The classic example of this is when a web site operating in the cloud gets "slashdotted" and does not have the necessary computing resources required to fulfil the requests, your site dies and readers (soon to be ex-readers) will be disappointed. Luckily, your site is running in a cloud environment and has the ability to "expand" its' computing when the demand requires it.

What happens when the actual expansion takes place? Generally, a new virtual machine is created and that machines' resources are now available to the process that requires it. The process in this context refers to the overall business requirement that caused the expansion event in the first place. The process that says "give me more computing power" may in fact result from a general discussion amongst several nodes in the cloud.

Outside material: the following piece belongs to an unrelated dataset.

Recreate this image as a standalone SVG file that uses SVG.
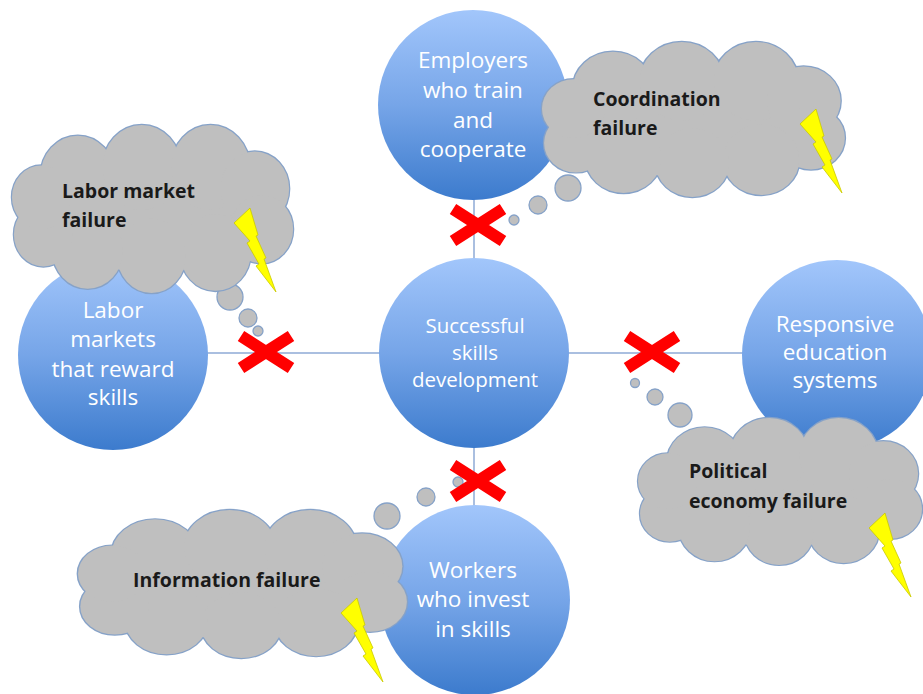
<svg xmlns="http://www.w3.org/2000/svg" xmlns:xlink="http://www.w3.org/1999/xlink" width="923" height="694" viewBox="0 0 923 694">
<style>
.conn{stroke:#8eaad6;stroke-width:1.5;fill:none}
.node{fill:url(#blue)}
.ntext{font-family:"Open Sans","Liberation Sans",sans-serif;fill:#ffffff;text-anchor:middle}
.outer{font-size:22.5px}
.center{font-size:20.5px}
.ctext{font-family:"Open Sans","Liberation Sans",sans-serif;font-weight:bold;font-size:19.5px;fill:#1a1a1a}
.cstroke{fill:#bfbfbf;stroke:#86a2c8;stroke-width:2.4}
.cfill{fill:#bfbfbf;stroke:none}
.bubble{fill:#bfbfbf;stroke:#86a2c8;stroke-width:1.3}
.bolt{fill:#ffff00;stroke:#c9c900;stroke-width:0.8;stroke-linejoin:miter}
.xm{stroke:#ff0000;stroke-width:12;fill:none}
</style>
<defs>
<linearGradient id="blue" x1="0" y1="0" x2="0" y2="1">
<stop offset="0" stop-color="#a2c6fb"/>
<stop offset="0.5" stop-color="#76a5e8"/>
<stop offset="1" stop-color="#3c7bcd"/>
</linearGradient>
<g id="cloud">
<ellipse cx="150" cy="85" rx="120" ry="55"/>
<circle cx="75" cy="50" r="38"/>
<circle cx="140" cy="42" r="40"/>
<circle cx="210" cy="42" r="40"/>
<circle cx="255" cy="62" r="35"/>
<circle cx="262" cy="100" r="32"/>
<circle cx="215" cy="122" r="36"/>
<circle cx="150" cy="125" r="35"/>
<circle cx="85" cy="120" r="36"/>
<circle cx="40" cy="105" r="30"/>
<circle cx="38" cy="70" r="30"/>
</g>
<polygon id="bolt" points="0,15 16,0 24,27 22,28 32,50 30,51 42,84 22,58 25,56 13,35 16,33"/>
<path id="xmark" d="M-25,-16 L25,16 M25,-16 L-25,16"/>
</defs>

<g id="connectors">
<line class="conn" x1="474" y1="198" x2="474" y2="260"/>
<line class="conn" x1="474" y1="446" x2="474" y2="507"/>
<line class="conn" x1="206" y1="353" x2="381" y2="353"/>
<line class="conn" x1="567" y1="353" x2="744" y2="353"/>
</g>

<g id="node-center">
<circle class="node" cx="474" cy="353" r="95"/>
<text class="ntext center" x="475" y="333">Successful</text>
<text class="ntext center" x="475" y="360">skills</text>
<text class="ntext center" x="475" y="387">development</text>
</g>
<g id="node-employers">
<circle class="node" cx="473" cy="105" r="95"/>
<text class="ntext outer" x="473" y="68">Employers</text>
<text class="ntext outer" x="473" y="98">who train</text>
<text class="ntext outer" x="473" y="128">and</text>
<text class="ntext outer" x="473" y="157">cooperate</text>
</g>
<g id="node-labor">
<circle class="node" cx="113" cy="355" r="95"/>
<text class="ntext outer" x="113" y="318">Labor</text>
<text class="ntext outer" x="113" y="347">markets</text>
<text class="ntext outer" x="113" y="377">that reward</text>
<text class="ntext outer" x="113" y="405">skills</text>
</g>
<g id="node-education">
<circle class="node" cx="837" cy="355" r="95"/>
<text class="ntext outer" x="835" y="332">Responsive</text>
<text class="ntext outer" x="835" y="360">education</text>
<text class="ntext outer" x="835" y="388">systems</text>
</g>
<g id="node-workers">
<circle class="node" cx="475" cy="600" r="95"/>
<text class="ntext outer" x="473" y="578">Workers</text>
<text class="ntext outer" x="473" y="607">who invest</text>
<text class="ntext outer" x="473" y="637">in skills</text>
</g>

<g id="bubbles">
<circle class="bubble" cx="568" cy="188" r="13"/>
<circle class="bubble" cx="538" cy="205" r="9"/>
<circle class="bubble" cx="514" cy="220" r="5"/>
<circle class="bubble" cx="230" cy="297" r="13"/>
<circle class="bubble" cx="248" cy="318" r="9"/>
<circle class="bubble" cx="258" cy="331" r="5"/>
<circle class="bubble" cx="635" cy="383" r="4.5"/>
<circle class="bubble" cx="655" cy="397" r="8"/>
<circle class="bubble" cx="680" cy="415" r="12"/>
<circle class="bubble" cx="458" cy="482" r="5"/>
<circle class="bubble" cx="426" cy="497" r="9"/>
<circle class="bubble" cx="387" cy="516" r="13"/>
</g>

<g id="cloud-coordination">
<use xlink:href="#cloud" class="cstroke" transform="translate(533.5,40) scale(1.059,0.981)"/>
<use xlink:href="#cloud" class="cfill" transform="translate(533.5,40) scale(1.059,0.981)"/>
<text class="ctext" x="593" y="106">Coordination</text>
<text class="ctext" x="593" y="135">failure</text>
<use xlink:href="#bolt" class="bolt" x="800" y="109"/>
</g>
<g id="cloud-labor">
<use xlink:href="#cloud" class="cstroke" transform="translate(4.1,122.9) scale(0.983,1.063)"/>
<use xlink:href="#cloud" class="cfill" transform="translate(4.1,122.9) scale(0.983,1.063)"/>
<text class="ctext" x="62" y="198">Labor market</text>
<text class="ctext" x="62" y="227">failure</text>
<use xlink:href="#bolt" class="bolt" x="234" y="208"/>
</g>
<g id="cloud-political">
<use xlink:href="#cloud" class="cstroke" transform="translate(630.1,416.1) scale(0.993,0.930)"/>
<use xlink:href="#cloud" class="cfill" transform="translate(630.1,416.1) scale(0.993,0.930)"/>
<text class="ctext" x="689" y="478">Political</text>
<text class="ctext" x="689" y="508">economy failure</text>
<use xlink:href="#bolt" class="bolt" x="869" y="513"/>
</g>
<g id="cloud-information">
<use xlink:href="#cloud" class="cstroke" transform="translate(68.8,508.1) scale(1.150,0.937)"/>
<use xlink:href="#cloud" class="cfill" transform="translate(68.8,508.1) scale(1.150,0.937)"/>
<text class="ctext" x="133" y="587">Information failure</text>
<use xlink:href="#bolt" class="bolt" x="341" y="598"/>
</g>

<g id="xmarks">
<use xlink:href="#xmark" class="xm" x="478" y="225"/>
<use xlink:href="#xmark" class="xm" x="266" y="352"/>
<use xlink:href="#xmark" class="xm" x="652" y="352"/>
<use xlink:href="#xmark" class="xm" x="478" y="481"/>
</g>
</svg>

Here, we have a simple controlling process that handles requests. These may be client requests or requests from other nodes in the same cloud. The controlling process then forwards the request to a resource management process. It is the responsibility of the resource manager to ensure that computing resources are available to fulfil every request. This is where the bottleneck lies, in has_resources(). In the most common case, there are plenty of resources available and has_resources() has very little work to do. However, when resources start to dry up, it needs to make more resources. This is where the costly work of the resource manager lives. It would be great if there were some way to know ahead of time what the peak resource demand will be.

Unfortunately, there is really no reliable way to do this. The best we can do in this situation is guesswork. The resource manager could monitor the distance between the size of resource requirements in a given time interval. Certain thresholds could then be set and once reached, we could then provide resources based on what the probable resource demand will be in the near future.

For instance, lets say I have a simple running within a cloud environment. I post a new entry, "a ton of traffic". Now, before I post this entry, I have an average demand of 5 requests per hour. An hour after posting, the resource manager notices that my average has doubled to 10 requests per hour. This is something that could be handled very comfortably be my service. However, the suddenness of this relatively large change could put the resource manager on alert. Now, hour two after posting "a ton of traffic", the number of requests reaches 20 requests per hour. It seems that this raising demand trend is continuing. The resource manager would then proceed to making more resources available.

With this approach, there is always the risk of over-provisioning resources. This type of data can be misleading. However, it does lend a guiding light toward proactive provisioning. Besides, if the statistical data is misleading, it is better to cleanup over-provisioned resources than being trying to do a huge provision job during the high resource demand.